Implikasi dari hukum Moore ini antara lain usia produk elektronik semakin pendek, produk canggih semakin banyak dan ragam, keahlian intelektual dapat ditiru, sehingga menurunkan biaya secara progresif. Hukum kedua, Hukum Metcalfe (Ubiquitous Global Network) terkait pengguna komputer. Robert Metcalfe adalah pencipta Ethernet Protocol yang membantu komputer agar bisa berkomunikasi antarkomputer dalam suatu jaringan.
Metcalfe memformulasikan jumlah komunikasi yang mungkin dalam suatu jaringan: 'Kegunaan sebuah jaringan sama besar dengan jumlah penggunanya. Secara matematis, n**2 (di mana n:1,2,3,........n). Rumus aslinya: Y = 0.5 (n**2 - n). 'Jadi sebuah jaringan kecil dengan sedikit pengguna, kegunaan (jaringan) juga relatif kecil.
Hukum itulah yang mengilhami pentingnya mereduksi digital divide. Implikasinya antara lain; akses informasi semakin mudah, cepat, dan murah, jarak tidak memiliki pengaruh ekonomi, informasi yang dihasilkan dan ditransmisikan meningkat secara eksponensial.
Sedangkan Hukum Coase, dimunculkan Ronald Coase, pemenang Nobel di bidang Ekonomi, dengan teorinya: 'Bersamaan dengan biaya transaksi yang menurun, sebuah organisasi kecil pun berkembang'. Dengan kata lain; struktur organisasi berkembang seiring semakin efisiennya biaya transaksi. Setiap teknologi memiliki landasan falsafahnya masing-masing.
Pemanfaatan teknologi itu akan optimal, jika kultur dari pemakai itu sesuai dengan falsafahnya.
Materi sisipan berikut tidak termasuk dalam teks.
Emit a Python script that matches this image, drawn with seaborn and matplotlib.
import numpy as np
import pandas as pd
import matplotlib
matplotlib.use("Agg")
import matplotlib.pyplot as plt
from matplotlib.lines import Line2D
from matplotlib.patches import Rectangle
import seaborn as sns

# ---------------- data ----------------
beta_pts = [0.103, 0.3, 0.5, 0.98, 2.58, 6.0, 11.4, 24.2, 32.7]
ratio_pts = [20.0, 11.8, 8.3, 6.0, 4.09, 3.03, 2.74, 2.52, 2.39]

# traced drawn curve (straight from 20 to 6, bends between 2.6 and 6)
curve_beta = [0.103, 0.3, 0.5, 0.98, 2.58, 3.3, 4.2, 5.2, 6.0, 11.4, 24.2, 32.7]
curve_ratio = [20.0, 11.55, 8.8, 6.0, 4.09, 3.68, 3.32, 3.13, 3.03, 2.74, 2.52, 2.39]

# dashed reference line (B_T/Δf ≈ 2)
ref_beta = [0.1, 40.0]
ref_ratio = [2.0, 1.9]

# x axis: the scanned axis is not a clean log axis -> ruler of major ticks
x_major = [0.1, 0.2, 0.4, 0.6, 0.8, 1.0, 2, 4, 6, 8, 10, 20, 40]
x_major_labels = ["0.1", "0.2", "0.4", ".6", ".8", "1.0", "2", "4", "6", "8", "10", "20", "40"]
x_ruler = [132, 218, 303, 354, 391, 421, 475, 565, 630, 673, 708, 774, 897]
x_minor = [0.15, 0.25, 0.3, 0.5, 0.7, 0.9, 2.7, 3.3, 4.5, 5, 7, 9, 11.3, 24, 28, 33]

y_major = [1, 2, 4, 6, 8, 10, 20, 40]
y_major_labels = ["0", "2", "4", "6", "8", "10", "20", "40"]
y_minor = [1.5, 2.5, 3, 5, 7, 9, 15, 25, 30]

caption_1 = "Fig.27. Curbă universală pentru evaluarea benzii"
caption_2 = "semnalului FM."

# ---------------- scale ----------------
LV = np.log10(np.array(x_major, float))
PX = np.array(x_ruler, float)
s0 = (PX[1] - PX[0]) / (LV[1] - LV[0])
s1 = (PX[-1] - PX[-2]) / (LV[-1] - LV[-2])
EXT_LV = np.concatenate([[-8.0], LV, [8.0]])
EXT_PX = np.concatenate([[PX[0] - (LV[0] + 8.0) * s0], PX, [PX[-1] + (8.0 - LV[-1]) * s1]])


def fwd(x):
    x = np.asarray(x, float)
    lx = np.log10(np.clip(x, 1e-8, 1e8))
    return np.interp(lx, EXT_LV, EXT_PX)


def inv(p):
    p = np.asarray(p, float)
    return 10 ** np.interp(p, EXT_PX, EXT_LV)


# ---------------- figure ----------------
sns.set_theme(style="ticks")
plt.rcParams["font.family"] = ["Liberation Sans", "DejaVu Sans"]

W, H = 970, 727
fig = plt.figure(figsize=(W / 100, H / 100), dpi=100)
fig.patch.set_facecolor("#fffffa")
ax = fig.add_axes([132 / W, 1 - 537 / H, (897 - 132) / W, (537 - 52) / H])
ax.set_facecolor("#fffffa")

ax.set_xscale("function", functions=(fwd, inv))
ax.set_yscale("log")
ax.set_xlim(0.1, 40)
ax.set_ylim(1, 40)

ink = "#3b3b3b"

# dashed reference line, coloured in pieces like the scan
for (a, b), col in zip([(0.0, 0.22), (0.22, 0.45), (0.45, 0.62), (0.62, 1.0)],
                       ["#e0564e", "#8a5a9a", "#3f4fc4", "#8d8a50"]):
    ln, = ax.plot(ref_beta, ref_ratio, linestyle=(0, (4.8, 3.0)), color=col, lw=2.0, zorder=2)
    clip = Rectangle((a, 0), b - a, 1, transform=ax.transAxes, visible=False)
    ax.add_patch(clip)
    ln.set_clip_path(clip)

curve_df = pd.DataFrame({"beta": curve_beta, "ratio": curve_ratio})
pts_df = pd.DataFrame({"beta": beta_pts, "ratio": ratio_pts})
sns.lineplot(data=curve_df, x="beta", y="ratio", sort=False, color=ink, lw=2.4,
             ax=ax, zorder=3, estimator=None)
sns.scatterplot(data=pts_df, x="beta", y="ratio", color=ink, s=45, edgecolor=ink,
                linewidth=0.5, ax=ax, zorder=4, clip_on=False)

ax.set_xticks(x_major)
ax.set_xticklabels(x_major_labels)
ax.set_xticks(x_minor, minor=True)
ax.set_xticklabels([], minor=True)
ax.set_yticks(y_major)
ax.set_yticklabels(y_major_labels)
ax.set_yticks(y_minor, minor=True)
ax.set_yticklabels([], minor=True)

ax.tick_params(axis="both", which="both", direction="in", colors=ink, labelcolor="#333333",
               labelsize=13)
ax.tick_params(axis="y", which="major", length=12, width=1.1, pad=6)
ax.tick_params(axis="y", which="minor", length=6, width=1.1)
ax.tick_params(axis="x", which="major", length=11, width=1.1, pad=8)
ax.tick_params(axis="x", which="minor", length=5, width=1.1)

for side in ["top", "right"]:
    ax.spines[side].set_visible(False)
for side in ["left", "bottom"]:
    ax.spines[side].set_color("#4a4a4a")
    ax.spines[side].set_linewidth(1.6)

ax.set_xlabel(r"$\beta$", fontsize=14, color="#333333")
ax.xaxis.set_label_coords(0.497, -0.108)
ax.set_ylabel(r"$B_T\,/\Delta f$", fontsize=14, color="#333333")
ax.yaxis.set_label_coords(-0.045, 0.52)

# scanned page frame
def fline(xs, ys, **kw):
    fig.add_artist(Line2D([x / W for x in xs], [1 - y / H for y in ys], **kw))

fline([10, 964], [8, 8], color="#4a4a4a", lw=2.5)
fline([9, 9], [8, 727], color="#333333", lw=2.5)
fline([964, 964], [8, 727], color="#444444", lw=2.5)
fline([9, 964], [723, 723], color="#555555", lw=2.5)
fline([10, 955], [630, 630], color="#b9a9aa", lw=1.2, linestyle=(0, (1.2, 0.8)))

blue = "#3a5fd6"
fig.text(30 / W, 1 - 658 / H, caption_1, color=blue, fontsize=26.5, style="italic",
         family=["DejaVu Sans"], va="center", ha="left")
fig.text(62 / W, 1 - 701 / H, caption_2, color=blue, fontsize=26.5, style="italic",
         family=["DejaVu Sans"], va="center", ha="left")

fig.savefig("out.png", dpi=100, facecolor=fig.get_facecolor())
TIK sebagai satu kesatuan sistem teknologi memiliki landasan filosofis; sofistikasi komputer yang semakin tinggi, yang diilhami Hukum Moore; pentingnya jaringan untuk meningkatkan kegunaannya; membangun organisasi yang efisien dan efektif sebagai terjemahan dari rendahnya biaya transaksi. Karena itu, pengembangan dan pemanfaatan TIK, agar memberikan makna yang optimal, harus dipahami komprehensif.
Persoalannya, bagaimana kita membangun TIK yang berbasis fakta, apa adanya. Bangsa ini bangsa besar, dengan disparitas kultur beragam. Mulai kultur zaman batu sampai masyarakat berpengetahuan, berada dalam satu kapsul, yaitu Indonesia. Mulai yang masih buta huruf sampai lulusan perguruan tinggi. Dalam konteks kultur digital, Indonesia memiliki digital divide yang sangat lebar. Dan, ini menjadi 'laboratorium' menarik dan menantang bagi kita yang memiliki kepedulian.
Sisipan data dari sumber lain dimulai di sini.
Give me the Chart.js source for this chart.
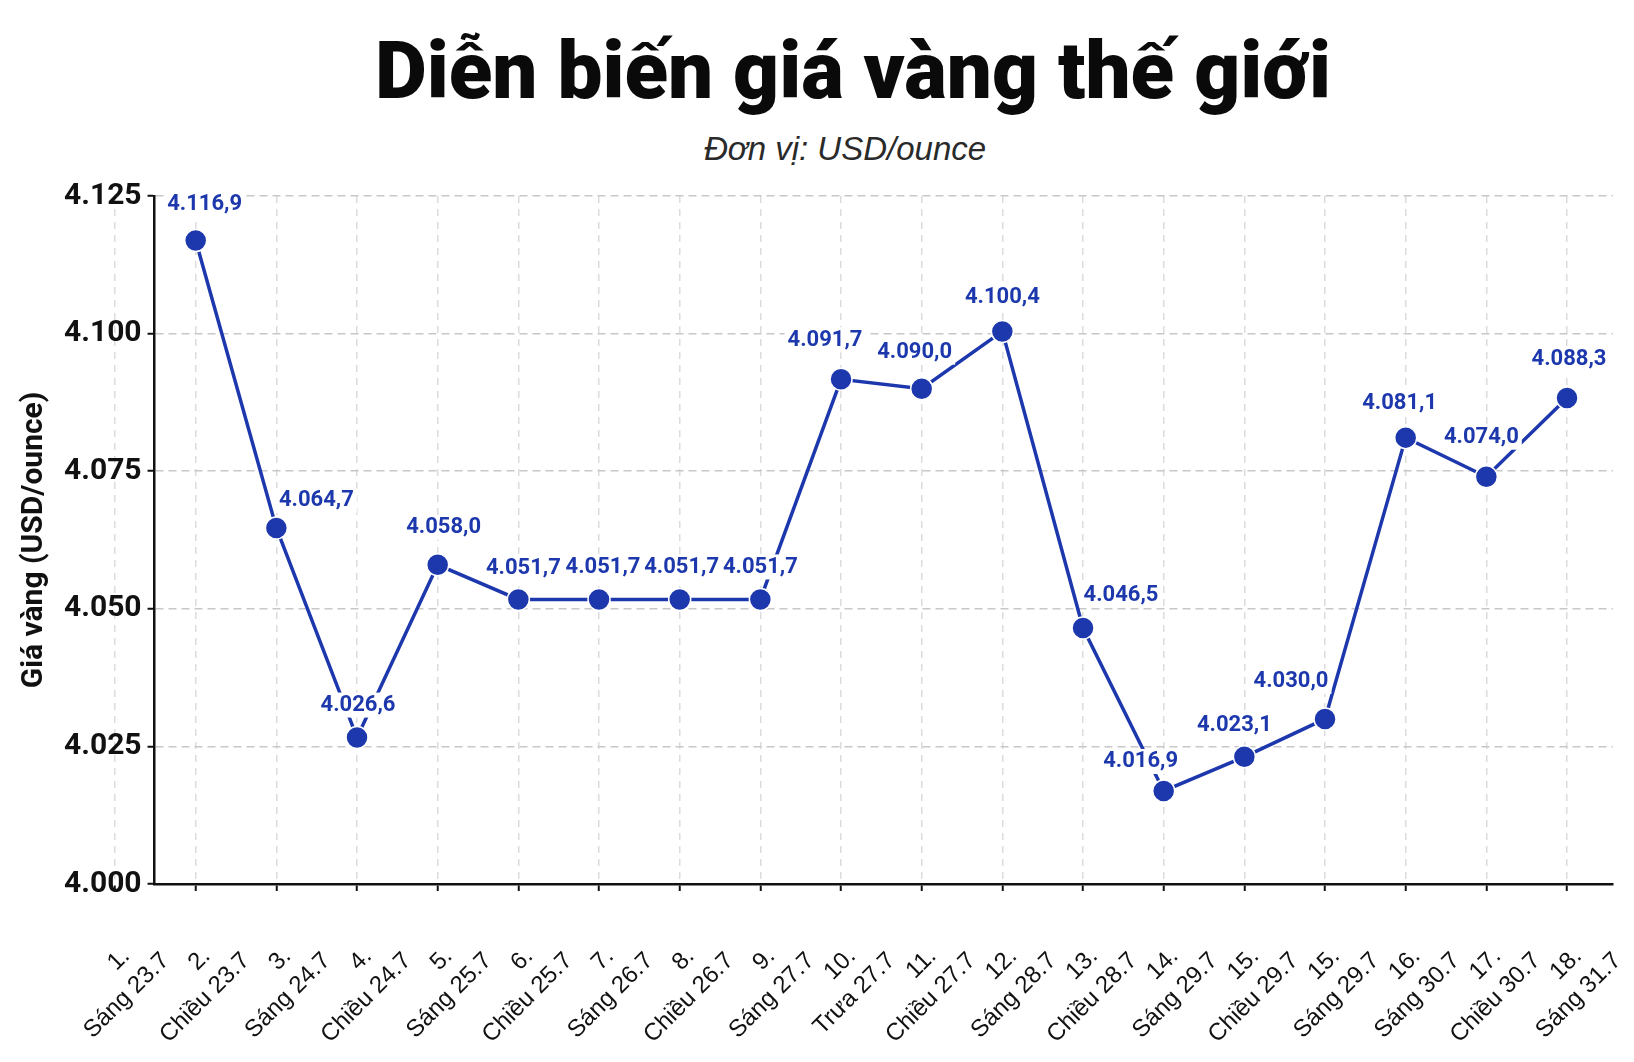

Secara umum, masyarakat bisa dikelompokkan ke dalam 4 kuadran, yaitu ignorance society (fase satu, tak tahu apa yang mereka tidak tahu); Awareness society (fase dua, tahu yang mereka tidak tahu); Proficiency society (fase tiga, tahu apa yang mereka tahu); Mastery (fase empat, forgotten more than others know).
Perpindahan dari satu fase ke fase yang lain memerlukan transformasi. Dan yang paling rumit, dari fase satu ke fase dua. Pasalnya, kompleksitas dari karakter manusia. Fase dua ke fase tiga yaitu dari masyarakat 'sadar', ke masyarakat cerdas (terdidik), dapat dilakukan melalui proses edukasi. Sedangkan dari fase tiga ke fase empat yaitu dari masyarakat terdidik ke masyarakat bijak memerlukan fungsi pencerahan lebih dominan.
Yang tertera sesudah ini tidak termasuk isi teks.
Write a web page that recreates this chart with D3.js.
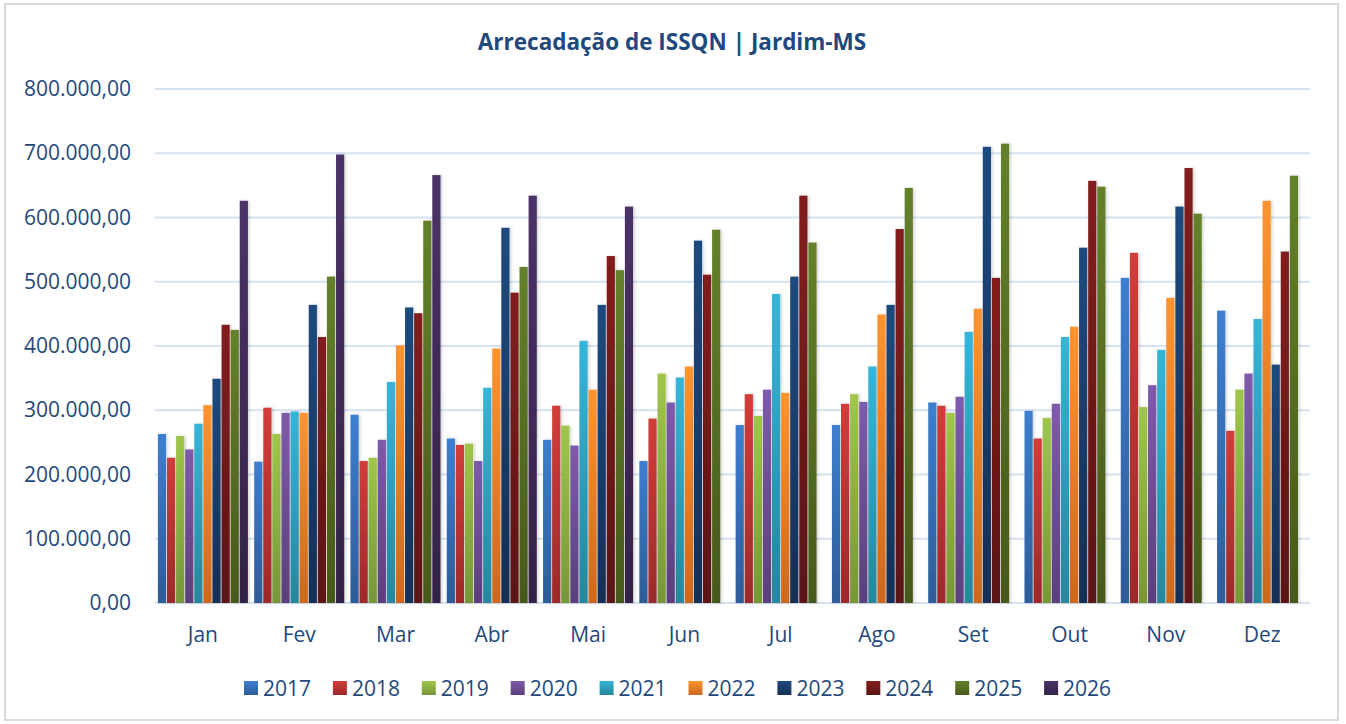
<!DOCTYPE html>
<html>
<head>
<meta charset="utf-8">
<script src="https://cdn.jsdelivr.net/npm/d3@7"></script>
<style>
  body { margin: 0; background: #fff; }
  svg { display: block; font-family: 'Open Sans', sans-serif; }
</style>
</head>
<body>
<svg id="chart"></svg>
<script>
const months = ['Jan', 'Fev', 'Mar', 'Abr', 'Mai', 'Jun', 'Jul', 'Ago', 'Set', 'Out', 'Nov', 'Dez']
const years = ['2017', '2018', '2019', '2020', '2021', '2022', '2023', '2024', '2025', '2026']

const v2017 = [263000, 220000, 293000, 256000, 254000, 221000, 277000, 277000, 312000, 299000, 506000, 455000]
const v2018 = [226000, 304000, 221000, 246000, 307000, 287000, 325000, 310000, 307000, 256000, 545000, 268000]
const v2019 = [260000, 263000, 226000, 248000, 276000, 357000, 291000, 325000, 296000, 288000, 305000, 332000]
const v2020 = [239000, 296000, 254000, 221000, 245000, 312000, 332000, 313000, 321000, 310000, 339000, 357000]
const v2021 = [279000, 298000, 344000, 335000, 408000, 351000, 481000, 368000, 422000, 414000, 394000, 442000]
const v2022 = [308000, 296000, 401000, 396000, 332000, 368000, 327000, 449000, 458000, 430000, 475000, 626000]
const v2023 = [349000, 464000, 460000, 584000, 464000, 564000, 508000, 464000, 710000, 553000, 617000, 371000]
const v2024 = [433000, 414000, 451000, 483000, 540000, 511000, 634000, 582000, 506000, 657000, 677000, 547000]
const v2025 = [425000, 508000, 595000, 523000, 518000, 581000, 561000, 646000, 715000, 648000, 606000, 665000]
const v2026 = [626000, 698000, 666000, 634000, 617000, null, null, null, null, null, null, null]

const seriesValues = [v2017, v2018, v2019, v2020, v2021, v2022, v2023, v2024, v2025, v2026]
const yTicks = [0, 100000, 200000, 300000, 400000, 500000, 600000, 700000, 800000]

const colorsTop = ['#3d7fd0', '#d23d3a', '#9fc64a', '#7e5bab', '#36b5d9', '#ff942f', '#1f4a7e', '#831f1e', '#64812a', '#4b3268']
const colorsBottom = ['#2d5c98', '#9c2a2a', '#779638', '#5b3f7c', '#25879d', '#cd681e', '#152f56', '#5b1413', '#46591b', '#332346']

const width = 1346
const height = 724
const textColor = '#1f497d'
const fontSize = 21

const svg = d3.select('#chart')
  .attr('width', width)
  .attr('height', height)

const defs = svg.append('defs')
years.forEach((y, i) => {
  const grad = defs.append('linearGradient')
    .attr('id', 'grad' + y)
    .attr('x1', 0).attr('y1', 0)
    .attr('x2', 0).attr('y2', 1)
  grad.append('stop').attr('offset', '0%').attr('stop-color', colorsTop[i])
  grad.append('stop').attr('offset', '100%').attr('stop-color', colorsBottom[i])
})
const shadow = defs.append('filter')
  .attr('id', 'shadow')
  .attr('x', '-50%').attr('y', '-10%')
  .attr('width', '200%').attr('height', '120%')
shadow.append('feDropShadow')
  .attr('dx', 1.5).attr('dy', 0)
  .attr('stdDeviation', 1.8)
  .attr('flood-color', '#000')
  .attr('flood-opacity', 0.18)

// chart border
svg.append('rect')
  .attr('x', 5).attr('y', 4)
  .attr('width', 1333).attr('height', 716)
  .attr('fill', '#fff')
  .attr('stroke', '#d9d9d9')
  .attr('stroke-width', 2)

svg.append('text')
  .attr('x', 672)
  .attr('y', 50)
  .attr('text-anchor', 'middle')
  .attr('font-size', 22.5)
  .attr('font-weight', 'bold')
  .attr('fill', textColor)
  .text('Arrecadação de ISSQN | Jardim-MS')

const x0 = d3.scaleBand()
  .domain(months)
  .range([155, 1310])
  .paddingInner(0.065)
  .paddingOuter(0.03)

const x1 = d3.scaleBand()
  .domain(years)
  .range([0, x0.bandwidth()])
  .paddingInner(0.1)

const y = d3.scaleLinear()
  .domain([0, 800000])
  .range([603, 89])

const locale = d3.formatLocale({ decimal: ',', thousands: '.', grouping: [3], currency: ['R$', ''] })
const fmt = locale.format(',.2f')

// grid
svg.append('g')
  .classed('grid', true)
  .selectAll('line')
  .data(yTicks)
  .enter()
  .append('line')
  .attr('x1', 155)
  .attr('x2', 1310)
  .attr('y1', (d) => y(d))
  .attr('y2', (d) => y(d))
  .attr('stroke', '#d6e1f1')
  .attr('stroke-width', 2)

const yAxis = d3.axisLeft(y)
  .tickValues(yTicks)
  .tickFormat(fmt)
  .tickSize(0)
  .tickPadding(0)
svg.append('g')
  .attr('transform', 'translate(131,0)')
  .call(yAxis)
  .call((g) => g.select('.domain').remove())
  .selectAll('text')
  .attr('font-size', fontSize)
  .attr('font-family', "'Open Sans', sans-serif")
  .attr('fill', textColor)

const xAxis = d3.axisBottom(x0)
  .tickSize(0)
  .tickPadding(0)
svg.append('g')
  .attr('transform', 'translate(0,627)')
  .call(xAxis)
  .call((g) => g.select('.domain').remove())
  .selectAll('text')
  .attr('font-size', fontSize)
  .attr('font-family', "'Open Sans', sans-serif")
  .attr('fill', textColor)

// bars
const groups = svg.append('g')
  .classed('bars', true)
  .selectAll('g.month')
  .data(months)
  .enter()
  .append('g')
  .classed('month', true)
  .attr('transform', (m) => 'translate(' + x0(m) + ',0)')

groups.selectAll('rect')
  .data((m, mi) => years.map((yr, si) => ({ year: yr, value: seriesValues[si][mi] })).filter((d) => d.value !== null))
  .enter()
  .append('rect')
  .attr('x', (d) => x1(d.year))
  .attr('y', (d) => y(d.value))
  .attr('width', x1.bandwidth())
  .attr('height', (d) => y(0) - y(d.value))
  .attr('fill', (d) => 'url(#grad' + d.year + ')')
  .attr('filter', 'url(#shadow)')

// legend
const legend = svg.append('g')
  .classed('legend', true)
  .selectAll('g')
  .data(years)
  .enter()
  .append('g')
  .attr('transform', (d, i) => 'translate(' + (244 + i * 88.9) + ',681)')
legend.append('rect')
  .attr('width', 14)
  .attr('height', 14)
  .attr('fill', (d) => 'url(#grad' + d + ')')
legend.append('text')
  .attr('x', 19)
  .attr('y', 14.5)
  .attr('font-size', fontSize)
  .attr('fill', textColor)
  .text((d) => d)
</script>
</body>
</html>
Dalam membangun bangsa, kita tidak hanya butuh cerdik pandai, tapi juga wisdom. Orang pandai bisa menjawab 'bagaimana menyelesaikan masalah', tetapi orang yang memiliki wisdom, selain menyelesaikan masalah, dia bisa menjawab bagaimana sebaiknya masalah diselesaikan.
Berdasar fakta yang ada, maka beberapa hal harus kita lakukan. Pertama, membangun kesadaran kolektif pentingnya ICT. Membangun kesadaran diperlukan guru yang sejati, yaitu guru yang mampu mengajarkan ilmu (dan dia punya ilmu); guru yang mampu membangun karakter (dia memang punya kepribadian yang mulia, dipenuhi sifat mahmudah vs sifat madzmumah); guru yang mampu memberikan pandangan jauh ke depan sebagai cita-citanya dan idealisme.
Membangun kesadaran masyarakat, ilmu saja tidaklah cukup, tetapi juga memerlukan keteladanan yang dicontohkan dengan kemuliaan kepribadian dan idealisme. Kedua, melakukan desakralisasi TIK. Dengan keragaman kultur yang kita miliki, kita harus menghindari kesan TIK hanya untuk orang terdidik. Kita harus mengembangkan 'TIK untuk semua'. Ketiga, membangun akses informasi. Keempat membangun kultur inovatif. Selanjutnya, dengan TIK kita bisa berhaap mampu membangun kultur produktif dan efisien yang bermuara pada peningkatan kesejahteraan.